Fast forward 3 years, and I had written virtually nothing.

At this point, I was totally confused. I changed my major from Journalism to English Literature, with still no idea what I was going to do with that degree.

Finally, year 5 of college with 1 semester left to graduate, I decided I wanted to write, again, that I would go to Graduate school and earn a Master’s degree in Creative Writing and English. Even then, still, I had written basically nothing.

The summer after graduation (summer 2017) was a real learning experience. I started to wonder into freelance writing, where I spent several hours online studying how to make money writing. I dove into website building, email copywriting, book reviews and freelance journal writing. Through this, I have found out that I want to all of it.

Reading has been one of my favorite hobbies ever since I was about 10 years old. All those years I mentioned earlier when I had barely written anything, well, I certainly did a lot of reading.

When ever people asked me what I wanted to do with my major, if I wanted to be a teacher is what they usually asked. When I told them I wasn’t sure, which is still pretty much what I say to people today, they ask “Well why are you studying that?”, and I would say “Well, I know that I really love to read.” Which, to some people that made sense, but to others they may have said something like “Well you can’t make money by reading books,” and maybe they laughed at the thought.

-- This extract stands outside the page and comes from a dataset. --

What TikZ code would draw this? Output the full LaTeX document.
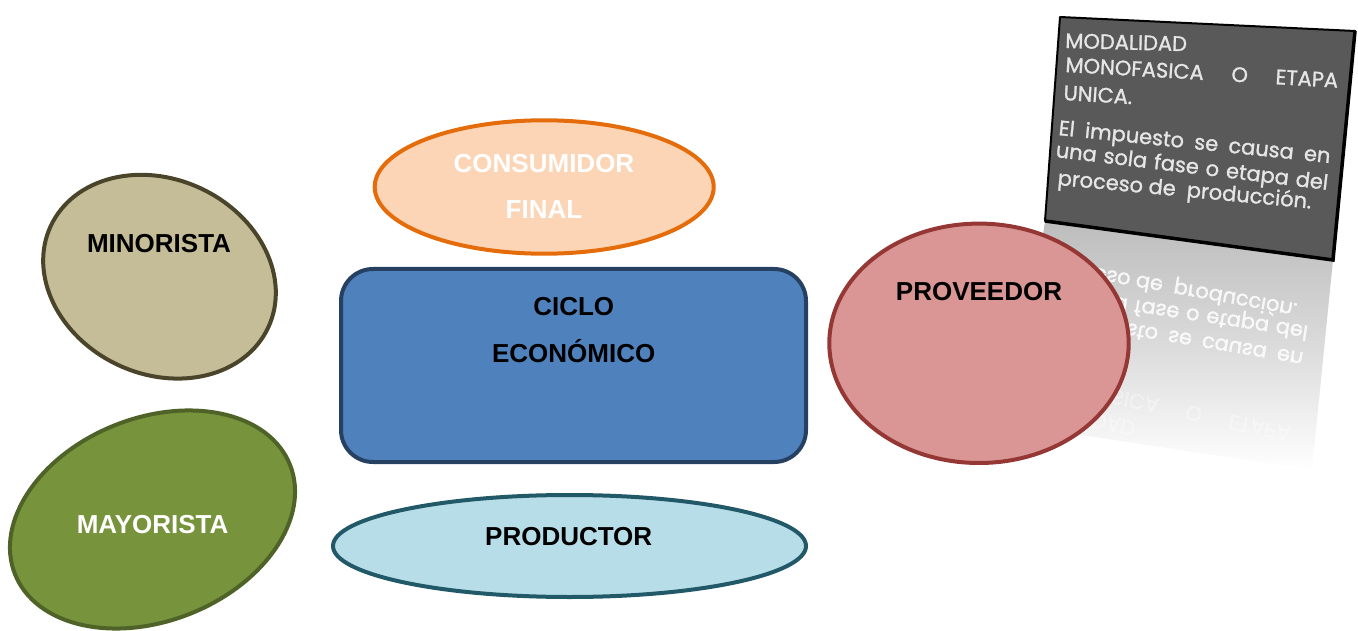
\documentclass[tikz,border=0pt]{standalone}
\usepackage{fontspec}
\setmainfont{Liberation Sans}
\newfontfamily\boxfont[FakeBold=1.2]{Poppins}
\usetikzlibrary{shapes.geometric}
\definecolor{minofill}{HTML}{C4BD97}
\definecolor{minodraw}{HTML}{4A452A}
\definecolor{mayofill}{HTML}{77933C}
\definecolor{mayodraw}{HTML}{4F6228}
\definecolor{consfill}{HTML}{FBD5B5}
\definecolor{consdraw}{HTML}{E46C0A}
\definecolor{ciclofill}{HTML}{4F81BD}
\definecolor{ciclodraw}{HTML}{254061}
\definecolor{prodfill}{HTML}{B7DEE8}
\definecolor{proddraw}{HTML}{215968}
\definecolor{provfill}{HTML}{D99694}
\definecolor{provdraw}{HTML}{953735}
\definecolor{boxfill}{HTML}{595959}
\definecolor{boxtext}{HTML}{E6E6E6}
\definecolor{reflgray}{HTML}{BDBDBD}
% #1 name prefix, #2 colour, #3 opacity of the upper lines, #4 opacity of the lower lines
\newcommand\boxlines[4]{%
 \node[boxtxt,text=#2,text opacity=#3,rotate=-1.5] (#1a) at (1065,48) {MODALIDAD};
 \node[boxtxt,text=#2,text opacity=#3,rotate=-3.3] (#1b) at (1065,72) {\makebox[273pt][s]{MONOFASICA O ETAPA}};
 \node[boxtxt,text=#2,text opacity=#3,rotate=-3.5] (#1c) at (1063,100) {UNICA.};
 \node[boxtxt,text=#2,text opacity=#4,rotate=-5.9] (#1d) at (1058,135) {\makebox[273pt][s]{El impuesto se causa en}};
 \node[boxtxt,text=#2,text opacity=#4,rotate=-6.9] (#1e) at (1055,157) {\makebox[274pt][s]{una sola fase o etapa del}};
 \node[boxtxt,text=#2,text opacity=#4,rotate=-5.3] (#1f) at (1057,185) {proceso de\ \ producción.};
}
\begin{document}
\begin{tikzpicture}[x=1pt,y=-1pt,
  lbl/.style={font=\fontsize{26}{30}\selectfont\bfseries, anchor=base, inner sep=0pt},
  blob/.style={ellipse, draw, line width=4pt, inner sep=0pt},
  boxtxt/.style={font=\boxfont\fontsize{21}{24}\selectfont, anchor=base west, inner sep=0pt}]
\useasboundingbox (0,0) rectangle (1358,631);

% reflection of the text box
\coordinate (bl) at (1045,221);
\coordinate (br) at (1333,260);
\coordinate (tl) at (1060,17);
\coordinate (tr) at (1355,31);
\coordinate (rr) at (1312,470);
\coordinate (rl) at (1015,425);
\shade[top color=reflgray, bottom color=white, middle color=reflgray!55] (bl) -- (br) -- (rr) -- (rl) -- cycle;
\begin{scope}
 \clip (bl) -- (br) -- (rr) -- (rl) -- cycle;
 \begin{scope}[shift={(1045,221)}, rotate=-7.71, yscale=-1, rotate=7.71, shift={(-1045,-221)}, transform shape]
  \boxlines{r}{white}{0.35}{0.85}
 \end{scope}
\end{scope}

% text box
\fill[boxfill] (tl) -- (tr) -- (br) -- (bl) -- cycle;
\draw[line width=2pt, black, line join=round] (tl) -- (tr) -- (br) -- (bl) -- cycle;
\draw[line width=3.5pt, black] (tr) -- (br) -- (bl);
\boxlines{o}{boxtext}{1}{1}

% shapes
\node[blob, fill=minofill, draw=minodraw, minimum width=240pt, minimum height=195pt, rotate=-25] (mino) at (159.5,276.7) {};
\node[blob, fill=mayofill, draw=mayodraw, minimum width=296pt, minimum height=203pt, rotate=21.7] (mayo) at (152.5,519.5) {};
\node[blob, fill=consfill, draw=consdraw, minimum width=339pt, minimum height=133.4pt] (cons) at (544.2,187) {};
\node[draw=ciclodraw, fill=ciclofill, line width=4pt, rounded corners=32pt, minimum width=465pt, minimum height=193pt, inner sep=0pt] (ciclo) at (573.5,365.5) {};
\node[blob, fill=prodfill, draw=proddraw, minimum width=473pt, minimum height=102pt] (prod) at (569.5,546) {};
\node[blob, fill=provfill, draw=provdraw, minimum width=299.4pt, minimum height=239.4pt] (prov) at (979,343.3) {};

% labels
\node[lbl] (tmino) at (159,253) {MINORISTA};
\node[lbl, text=white] (tmayo) at (152.6,533) {MAYORISTA};
\node[lbl, text=white] (tcons1) at (544,173) {CONSUMIDOR};
\node[lbl, text=white] (tcons2) at (544,219) {FINAL};
\node[lbl] (tciclo1) at (573.7,315) {CICLO};
\node[lbl] (tciclo2) at (573.7,362) {ECONÓMICO};
\node[lbl] (tprod) at (568.7,545) {PRODUCTOR};
\node[lbl] (tprov) at (979,300) {PROVEEDOR};
\end{tikzpicture}
\end{document}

Well, the joke is on them, because I certainly do enjoy this job. It’s funny how that worked out.

Blog writing, advertising my novel as I continue to write it, becoming personal with my readers as we all try to reach similar goals is just perfect. I have never felt more sure about doing anything than I do about writing these posts and learning that the sky is the limit here at readforthesouls.com

Furthermore, I say that 2018 is going to be my year because this is going to be the year I find my place in the writing community.

I’m going to finish my first draft of my first novel,

blog to my readers continuously, and

read 10 million books so I can write fantastic book reviews (and enjoy every second of it).